The problem can be solved (in linux/unix) by writing a simple script, something like the following:

#! /bin/bash -e

# scope-to-dat - Convert Tektonix oscilloscope CSV data to a plottable table
# (c) Alex Valavanis, University of Leeds 2010



# * Chop off the first 18 lines (i.e settings info)
# * Only use the actual data columns (cols 4 and 5)
# * Replace the comma separators with tabs

tail -n+19 $1 | cut -f4,5 -d',' | tr ',' '\t'


To use the script on a given data file, you'd just say something like

scope-to-dat.sh my_data_file.CSV > plain_text_data.dat


This just takes the scope data from the file "my_data_file.CSV" and outputs it to a new plain-text file called "plain_text_data.dat".

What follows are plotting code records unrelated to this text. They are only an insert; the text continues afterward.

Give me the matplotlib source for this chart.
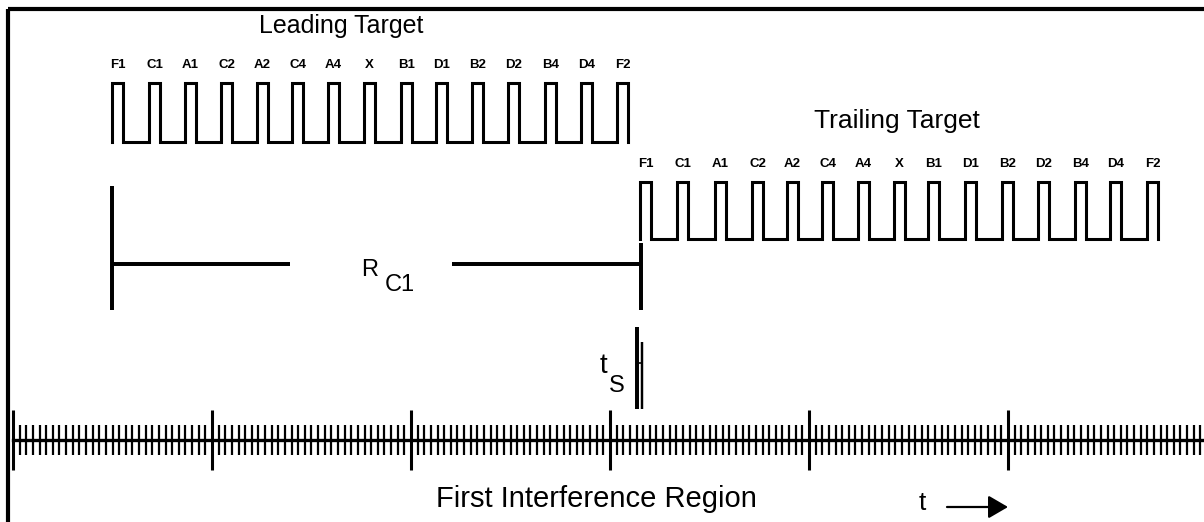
import numpy as np
import matplotlib.pyplot as plt
from matplotlib.ticker import MultipleLocator

# pulse labels (same code sequence for both targets)
lead_labels = ["F1", "C1", "A1", "C2", "A2", "C4", "A4", "X",
               "B1", "D1", "B2", "D2", "B4", "D4", "F2"]
trail_labels = ["F1", "C1", "A1", "C2", "A2", "C4", "A4", "X",
                "B1", "D1", "B2", "D2", "B4", "D4", "F2"]

# pulse rise positions (pixel units)
lead_starts = [112, 149, 185, 221, 257, 292, 328, 364,
               401, 436, 472, 508, 545, 581, 617]
trail_starts = [640, 677, 715, 752, 787, 822, 858, 894,
                928, 965, 1002, 1038, 1075, 1110, 1147]
pulse_width = 11

# levels (high, low)
lead_levels = (83, 142)
trail_levels = (182, 239)

# timeline
major_px = 199          # pixels per major division
minor_per_major = 30
tl_left, tl_y = 13, 440

FONT = ["Liberation Sans Narrow", "Liberation Sans", "DejaVu Sans"]
LW = 2.2


def pulse_train(starts, width, high, low):
    xs, ys = [], []
    for s in starts:
        xs += [s, s, s + width, s + width]
        ys += [low, high, high, low]
    return xs, ys


fig = plt.figure(figsize=(12.04, 5.22), dpi=100)
ax = fig.add_axes([0, 0, 1, 1])
ax.set_xlim(0, 1204)
ax.set_ylim(522, 0)
ax.axis("off")

# frame (top and left)
ax.plot([8, 1204], [9, 9], color="k", lw=3, solid_capstyle="butt")
ax.plot([8, 8], [9, 522], color="k", lw=3, solid_capstyle="butt")

# pulse trains + labels
for starts, labels, (hi, lo) in [(lead_starts, lead_labels, lead_levels),
                                  (trail_starts, trail_labels, trail_levels)]:
    xs, ys = pulse_train(starts, pulse_width, hi, lo)
    ax.plot(xs, ys, color="k", lw=LW, solid_joinstyle="miter")
    for s, lab in zip(starts, labels):
        ax.text(s + pulse_width / 2, hi - 18, lab, ha="center", va="center",
                fontsize=9.5, fontweight="bold", family=FONT)

ax.text(341, 33, "Leading Target", ha="center", va="baseline",
        fontsize=18, family=FONT)
ax.text(897, 128, "Trailing Target", ha="center", va="baseline",
        fontsize=19, family=FONT)

# R_C1 range marker
ax.vlines(112, 186, 310, color="k", lw=LW * 1.3)
ax.vlines(641, 243, 310, color="k", lw=LW * 1.3)
ax.hlines(264, 112, 290, color="k", lw=LW * 1.3)
ax.hlines(264, 452, 641, color="k", lw=LW * 1.3)
ax.text(370, 276, "R", ha="center", va="baseline", fontsize=17, family=FONT)
ax.text(400, 291, "C1", ha="center", va="baseline", fontsize=17, family=FONT)

# t_s marker
ax.vlines(637, 327, 409, color="k", lw=LW * 1.3)
ax.vlines(642, 342, 409, color="k", lw=LW * 0.8)
ax.hlines(363, 637, 642, color="k", lw=1.2)
ax.text(603, 373, "t", ha="center", va="baseline", fontsize=20, family=FONT)
ax.text(617, 392, "S", ha="center", va="baseline", fontsize=17, family=FONT)

# bottom texts
ax.text(596, 499, "First Interference Region", ha="center", va="center",
        fontsize=21, family=FONT)
ax.text(922, 503, "t", ha="center", va="center", fontsize=19, family=FONT)
ax.annotate("", xy=(1008, 507), xytext=(947, 507),
            arrowprops=dict(arrowstyle="-|>,head_length=0.6,head_width=0.35",
                            mutation_scale=20, color="k", lw=1.6,
                            shrinkA=0, shrinkB=0))

# timeline as a real axis with major/minor ticks
W, H = 1204.0, 522.0
tl = fig.add_axes([tl_left / W, (H - tl_y) / H, (W - tl_left) / W, 0.0001])
tl.set_xlim(0, (W - tl_left) / major_px)
tl.patch.set_visible(False)
for side in ["top", "left", "right"]:
    tl.spines[side].set_visible(False)
tl.spines["bottom"].set_linewidth(2.4)
tl.set_yticks([])
tl.xaxis.set_major_locator(MultipleLocator(1))
tl.xaxis.set_minor_locator(MultipleLocator(1 / minor_per_major))
tl.tick_params(axis="x", which="major", direction="inout", length=43,
               width=2.2, labelbottom=False)
tl.tick_params(axis="x", which="minor", direction="inout", length=21,
               width=1.6)

fig.savefig("out.png", dpi=100)
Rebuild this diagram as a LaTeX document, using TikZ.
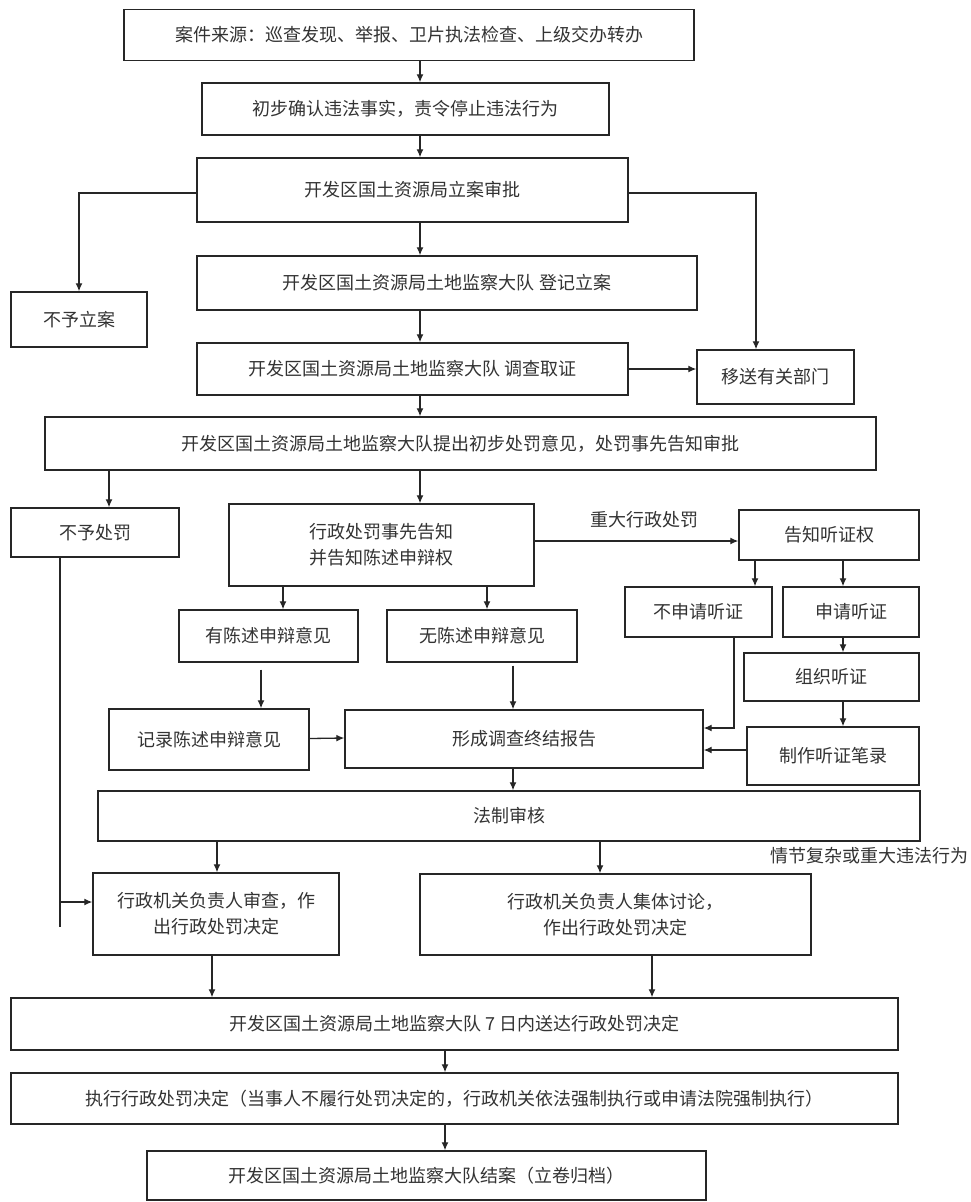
\documentclass[tikz,border=0pt]{standalone}
\usepackage{fontspec}
\setmainfont{Noto Sans CJK SC}
\usetikzlibrary{arrows.meta,calc}
\begin{document}
\begin{tikzpicture}[x=1pt,y=-1pt,
  box/.style={draw=black!85,line width=1.4pt,fill=white,rectangle,align=center,inner sep=2pt,
    text=black!80,font=\fontsize{18}{26}\selectfont},
  arr/.style={draw=black!85,line width=1.3pt,-{Latex[length=8pt,width=7pt]}},
  ln/.style={draw=black!85,line width=1.3pt},
  lbl/.style={text=black!80,font=\fontsize{18}{24}\selectfont,inner sep=0pt}]
\useasboundingbox[fill=white] (0,0) rectangle (971,1202);

\node[box,minimum width=570,minimum height=51] (b1) at (409,35) {案件来源：巡查发现、举报、卫片执法检查、上级交办转办};
\node[box,minimum width=407,minimum height=52] (b2) at (405.5,109) {初步确认违法事实，责令停止违法行为};
\node[box,minimum width=431,minimum height=64] (b3) at (412.5,190) {开发区国土资源局立案审批};
\node[box,minimum width=500,minimum height=54] (b4) at (447,283) {开发区国土资源局土地监察大队 登记立案};
\node[box,minimum width=136,minimum height=55] (buli) at (79,319.5) {不予立案};
\node[box,minimum width=431,minimum height=52] (b5) at (412.5,369) {开发区国土资源局土地监察大队 调查取证};
\node[box,minimum width=157,minimum height=54] (yisong) at (775.5,377) {移送有关部门};
\node[box,minimum width=831,minimum height=53] (b6) at (460.5,443.5) {开发区国土资源局土地监察大队提出初步处罚意见，处罚事先告知审批};
\node[box,minimum width=168,minimum height=49] (buchufa) at (95,532.5) {不予处罚};
\node[box,minimum width=305,minimum height=82] (gaozhi) at (381.5,545) {行政处罚事先告知\\并告知陈述申辩权};
\node[box,minimum width=180,minimum height=50] (tingzheng) at (829,535) {告知听证权};
\node[box,minimum width=147,minimum height=50] (bushen) at (698.5,612) {不申请听证};
\node[box,minimum width=136,minimum height=50] (shen) at (851,612) {申请听证};
\node[box,minimum width=179,minimum height=52] (you) at (268.5,636) {有陈述申辩意见};
\node[box,minimum width=190,minimum height=52] (wu) at (482,636) {无陈述申辩意见};
\node[box,minimum width=175,minimum height=48] (zuzhi) at (831.5,677) {组织听证};
\node[box,minimum width=200,minimum height=61] (jilu) at (209,739.5) {记录陈述申辩意见};
\node[box,minimum width=358,minimum height=58] (xingcheng) at (524,739) {形成调查终结报告};
\node[box,minimum width=172,minimum height=58] (zhizuo) at (833,756) {制作听证笔录};
\node[box,minimum width=822,minimum height=50] (fazhi) at (509,816) {法制审核};
\node[box,minimum width=246,minimum height=82] (shencha) at (216,914) {行政机关负责人审查，作\\出行政处罚决定};
\node[box,minimum width=391,minimum height=81] (jiti) at (615.5,914.5) {行政机关负责人集体讨论，\\作出行政处罚决定};
\node[box,minimum width=887,minimum height=52] (qiri) at (454.5,1024) {开发区国土资源局土地监察大队 7 日内送达行政处罚决定};
\node[box,minimum width=887,minimum height=51] (zhixing) at (454.5,1098.5) {执行行政处罚决定（当事人不履行处罚决定的，行政机关依法强制执行或申请法院强制执行）};
\node[box,minimum width=559,minimum height=49] (jiean) at (426.5,1175.5) {开发区国土资源局土地监察大队结案（立卷归档）};

\node[lbl] (zhongda) at (644,520) {重大行政处罚};
\node[lbl,anchor=east] (qingjie) at (969,856) {情节复杂或重大违法行为};

\coordinate (mx) at (420,0);
\coordinate (ys) at (756,0);
\coordinate (bx) at (109,0);
\coordinate (tl) at (755,0);
\coordinate (tr) at (843,0);
\coordinate (gl) at (283,0);
\coordinate (gr) at (487,0);
\coordinate (yl) at (261,0);
\coordinate (wr) at (513,0);
\coordinate (nl) at (734,0);
\coordinate (fl) at (217,0);
\coordinate (fr) at (600,0);
\coordinate (sl) at (212,0);
\coordinate (sr) at (652,0);
\coordinate (ex) at (445,0);
\coordinate (bend) at (60,927);

\draw[arr] (b1.south -| mx) -- (b2.north -| mx);
\draw[arr] (b2.south -| mx) -- (b3.north -| mx);
\draw[arr] (b3.south -| mx) -- (b4.north -| mx);
\draw[arr] (b4.south -| mx) -- (b5.north -| mx);
\draw[arr] (b5.south -| mx) -- (b6.north -| mx);
\draw[arr] (b6.south -| mx) -- (gaozhi.north -| mx);
\draw[arr] ($(b3.west)+(0,3)$) -| (buli.north);
\draw[arr] ($(b3.east)+(0,3)$) -| (ys |- yisong.north);
\draw[arr] (b5.east) -- (b5.east -| yisong.west);
\draw[arr] (b6.south -| bx) -- (buchufa.north -| bx);
\draw[arr] ($(gaozhi.east)+(0,-4)$) -- ($(gaozhi.east -| tingzheng.west)+(0,-4)$);
\draw[arr] (tingzheng.south -| tl) -- (bushen.north -| tl);
\draw[arr] (tingzheng.south -| tr) -- (shen.north -| tr);
\draw[arr] (shen.south -| tr) -- (zuzhi.north -| tr);
\draw[arr] (zuzhi.south -| tr) -- (zhizuo.north -| tr);
\draw[arr] (gaozhi.south -| gl) -- (you.north -| gl);
\draw[arr] (gaozhi.south -| gr) -- (wu.north -| gr);
\draw[arr] ($(you.south -| yl)+(0,7)$) -- (jilu.north -| yl);
\draw[arr] ($(wu.south -| wr)+(0,3)$) -- (xingcheng.north -| wr);
\draw[arr] ($(jilu.east)+(0,-1)$) -- ($(xingcheng.west)+(0,-1)$);
\draw[arr] (bushen.south -| nl) |- ($(xingcheng.east)+(0,-11)$);
\draw[arr] ($(zhizuo.west)+(0,-6)$) -- ($(xingcheng.east)+(0,11)$);
\draw[arr] (xingcheng.south -| wr) -- (fazhi.north -| wr);
\draw[arr] (fazhi.south -| fl) -- (shencha.north -| fl);
\draw[arr] (fazhi.south -| fr) -- (jiti.north -| fr);
\draw[ln] (buchufa.south -| bend) -- (bend);
\draw[arr] (bend |- shencha.west) ++(0,-12) -- ($(shencha.west)+(0,-12)$);
\draw[arr] (shencha.south -| sl) -- (qiri.north -| sl);
\draw[arr] (jiti.south -| sr) -- (qiri.north -| sr);
\draw[arr] (qiri.south -| ex) -- (zhixing.north -| ex);
\draw[arr] (zhixing.south -| ex) -- (jiean.north -| ex);
\end{tikzpicture}
\end{document}
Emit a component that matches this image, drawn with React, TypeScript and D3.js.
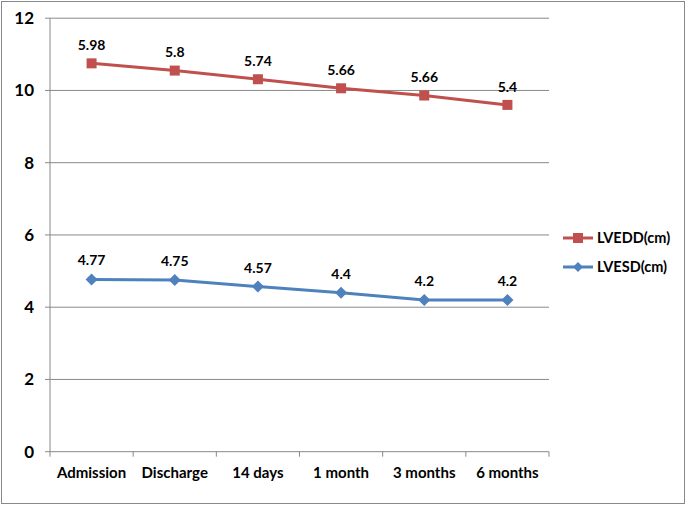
import React from "react";
import * as d3 from "d3";

const categories = ["Admission", "Discharge", "14 days", "1 month", "3 months", "6 months"];
const lvedd = [5.98, 5.8, 5.74, 5.66, 5.66, 5.4];
const lvesd = [4.77, 4.75, 4.57, 4.4, 4.2, 4.2];
const yTicks = [0, 2, 4, 6, 8, 10, 12];
const seriesNames = ["LVEDD(cm)", "LVESD(cm)"];

const W = 686, H = 505;
const L = 50, R = 549, T = 18.2, B = 451.7;
const RED = "#C0504D", BLUE = "#4F81BD";
const FONT = "Lato, 'Open Sans', sans-serif";

export default function App() {
  const x = d3.scaleBand().domain(categories).range([L, R]);
  const y = d3.scaleLinear().domain([0, 12]).range([B, T]);
  const cx = (c: string) => (x(c) as number) + x.bandwidth() / 2;
  const stacked = lvedd.map((v, i) => v + lvesd[i]);
  const line = d3.line<[number, number]>().x(d => d[0]).y(d => d[1]);
  const redPts: [number, number][] = categories.map((c, i) => [cx(c), y(stacked[i])]);
  const bluePts: [number, number][] = categories.map((c, i) => [cx(c), y(lvesd[i])]);
  return (
    <svg width={W} height={H} style={{ position: "absolute", left: 0, top: 0 }}>
      <rect x={0} y={0} width={W} height={H} fill="white" />
      <rect x={1.5} y={1.5} width={W - 3} height={H - 3} fill="none" stroke="#888" strokeWidth={1} />
      {yTicks.map(t => (
        <g key={t}>
          <line x1={L - 5} x2={R} y1={y(t)} y2={y(t)} stroke="#888" strokeWidth={1} />
          <text x={34} y={y(t)} dy="0.35em" textAnchor="end" fontFamily={FONT} fontWeight="bold" fontSize={17} fill="#000">{t}</text>
        </g>
      ))}
      <line x1={L} x2={L} y1={T} y2={B} stroke="#888" strokeWidth={1} />
      {categories.map((c, i) => (
        <g key={c}>
          <line x1={(x(c) as number) + x.bandwidth()} x2={(x(c) as number) + x.bandwidth()} y1={B} y2={B + 5} stroke="#888" />
          <text x={cx(c)} y={B + 21} dy="0.35em" textAnchor="middle" fontFamily={FONT} fontWeight="bold" fontSize={15} fill="#000">{c}</text>
        </g>
      ))}
      <line x1={L} x2={L} y1={B} y2={B + 5} stroke="#888" />
      <path d={line(redPts) as string} fill="none" stroke={RED} strokeWidth={3} />
      <path d={line(bluePts) as string} fill="none" stroke={BLUE} strokeWidth={3} />
      {redPts.map((p, i) => (
        <g key={"r" + i}>
          <rect x={p[0] - 5} y={p[1] - 5} width={10} height={10} fill={RED} />
          <text x={p[0]} y={p[1] - 18} dy="0.35em" textAnchor="middle" fontFamily={FONT} fontWeight="bold" fontSize={14} fill="#000">{lvedd[i]}</text>
        </g>
      ))}
      {bluePts.map((p, i) => (
        <g key={"b" + i}>
          <path d={`M${p[0]},${p[1] - 6}L${p[0] + 6},${p[1]}L${p[0]},${p[1] + 6}L${p[0] - 6},${p[1]}Z`} fill={BLUE} />
          <text x={p[0]} y={p[1] - 19} dy="0.35em" textAnchor="middle" fontFamily={FONT} fontWeight="bold" fontSize={14} fill="#000">{lvesd[i]}</text>
        </g>
      ))}
      {seriesNames.map((n, i) => {
        const ly = 238 + i * 29;
        const col = i === 0 ? RED : BLUE;
        return (
          <g key={n}>
            <line x1={563} x2={593} y1={ly} y2={ly} stroke={col} strokeWidth={3} />
            {i === 0 ? (
              <rect x={573} y={ly - 5} width={10} height={10} fill={col} />
            ) : (
              <path d={`M578,${ly - 5}L583,${ly}L578,${ly + 5}L573,${ly}Z`} fill={col} />
            )}
            <text x={597} y={ly} dy="0.35em" fontFamily={FONT} fontWeight="bold" fontSize={14.5} fill="#000">{n}</text>
          </g>
        );
      })}
    </svg>
  );
}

If you don't understand how this script works, read on. It's easy to modify it to handle similar data formats.

Explanation

Only the last line of the script actually does anything.  It consists of three commands that are separated by pipes (the "|" character), meaning that the data is passed between the three commands and "tweaked" into a nicer format at each stage.  I'll explain each of the three commands in the script as follows...

tail -n+19 $1

This first command chops off the header of the file. The "tail" program gives you the last few lines of a file. By default it gives the last 10 lines, but the "-n+19" flag makes it display everything from line 19 onwards instead. The "$1" is the option that was specified when the user runs the script. In this case, it's the CSV data filename.

cut -f4,5 -d','

Having chopped off the header, we now throw away everything except for the 4th and 5th column. The "cut" program is used here... it selects columns from a multi-column file. The "-f4,5" flag means that we want the 4th and 5th columns. The "-d','" flag tells the "cut" program that the data is separated (delimited) by commas.

tr ',' '\t'

Finally, we want to change the data from CSV format to plain text. The "tr" program swaps (or "translates") one character to another. In this case, we tell it to swap every comma in the data to a tab character.